Collecting Data Set
Collecting Data Set
Data set requirements
To build an effective data set, four core requirements must be met:
- Size:
The size of the data set depends on documents' complexity and variability, and the number of particular documents available. Usually, the approach is to use the data set at a minimum size to achieve sufficient results. The average size of the data set varies among use cases and often numbers 150 - 300 documents. - Representativeness:
The main rule applied is that the data set should reproduce the document flow in production. This means the data set should contain the same distribution of different documents' types and subtypes (usually referred to as layouts), at a smaller scale. Also, the data set should provide enough documents for each layout (40 - 50). - Quality:
This characteristic has two aspects:- First, the tagged data set should not contain any tagging mistakes — any mistakes produced by a selection of incorrect values or in an incorrect fashion.

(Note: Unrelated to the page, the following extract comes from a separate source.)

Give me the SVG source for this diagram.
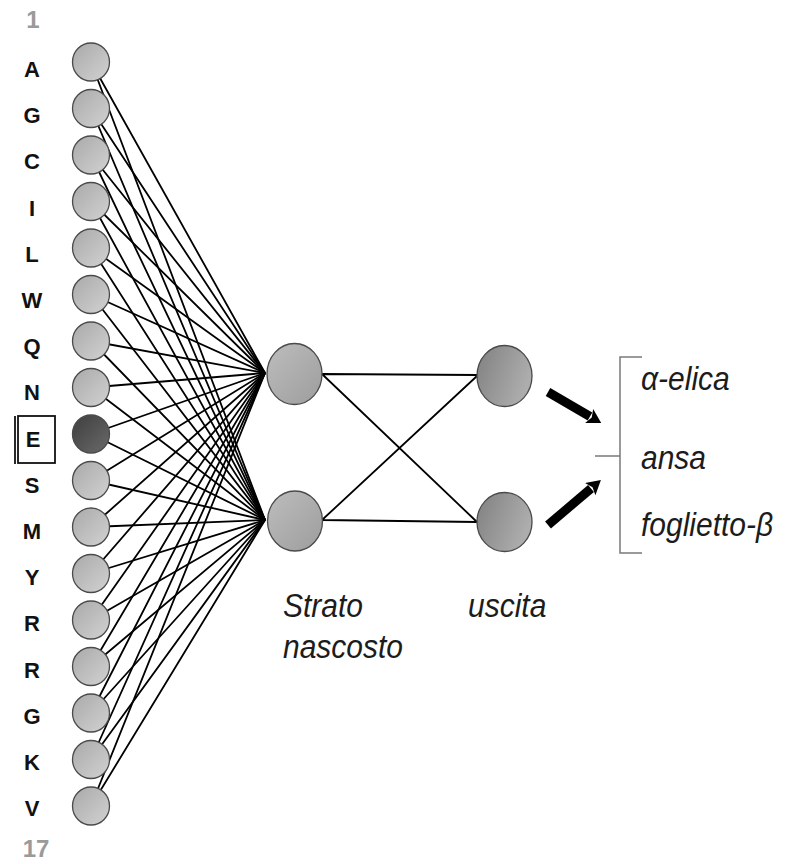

- The second aspect is the OCR quality of the documents, which should be at maximum possible OCR quality. For information on OCR quality see OCR Analysis and OCR Tuning Guide.
- Structuredness:
The data set should be well-ordered and easy to manage. As a rule, this is achieved by splitting the data set into batches, usually sorted by suppliers and layouts.
Stages of data set collection
There are five stages of the data set collection:
- Analysis:
At this stage, the analysis of the input documents is done. DA estimates document quality and distribution. Then, DA and SME review the set of fields, and together, they align on tagging logic. Later, DA provides a tagging instruction that includes all the rules and corner cases and reflects this alignment. Tagging instructions contain information about business and tagging logic: what should be tagged as correct answers, what's the most important, and where directly in the document it should be tagged. Such instruction should be maintained during tagging and validation. - Preparation & OCR:
DA needs all documents in different formats to be converted into HOCR or HTML format. Usually, documents are digitized from PDF or image format and converted into HOCR/HTML format with the help of the OCR tool Tesseract. It takes documents in PDF format as input and releases the same documents in HOCR/HTML format as output. All input documents should meet the required formats (PDF, PNG, JPEG, HTML or TXT). For image-based files (PDF, PNG, JPEG) verify OCR quality and readability, optimize OCR settings if needed to maximize text recognition accuracy, address any scanning artifacts or quality issues. For information on OCR quality see OCR Analysis and OCR Tuning Guide. - Training SMEs:
Training is dedicated to acquiring the necessary skills to tag documents quickly and effectively. Data Analyst provides a training task to the team of SMEs and gives a presentation on how to tag correctly, then validates the result and provides feedback. - Tagging:
This term can refer to labeling for all types of use cases. But the term tagging is used most often for Information Extraction use cases. This is the process of highlighting all the available fields in the batch of documents to supply them for model training. Usually, this is the longest and most important stage of the data set collection. A Human Task, with all the fields that need to be extracted, is created and all the documents are uploaded, and the SME team starts working on them in EasyRPA's application Workspace. - Validation:
When documents are tagged, DA starts validation of the tagged text. The primary purpose is to ensure there are no tagging mistakes nor omitted fields and values are labeled consistently. This stage can start right after tagging begins and quite often the DA and SME team work in parallel. The final output is the data set, which is referred to as Gold Data for model training, which means the model takes all the fields as 100% correct values and then will reproduce them in production. That is why it's so essential to ensure data set quality - because the best ML results can be achieved only on accurately and precisely tagged documents.
Sequence of Data Set Collection Stages:
Move Further
Once the dataset is collected, the Data Analyst proceeds to dividing it into two parts: a training set and a test set. The training set is used to train the machine learning (ML) model on annotated or "gold values". In Information Extraction tasks, these gold values refer to specific fields that the model is expected to extract. In Classification tasks, each document is paired with a target class label. The remaining documents of the dataset forms the test set, which comprises unseen documents reserved exclusively for evaluation purposes. This set allows us to assess the model's performance and its ability to handle potential edge cases in a real-world production environment. Importantly, the test set is not used during model training.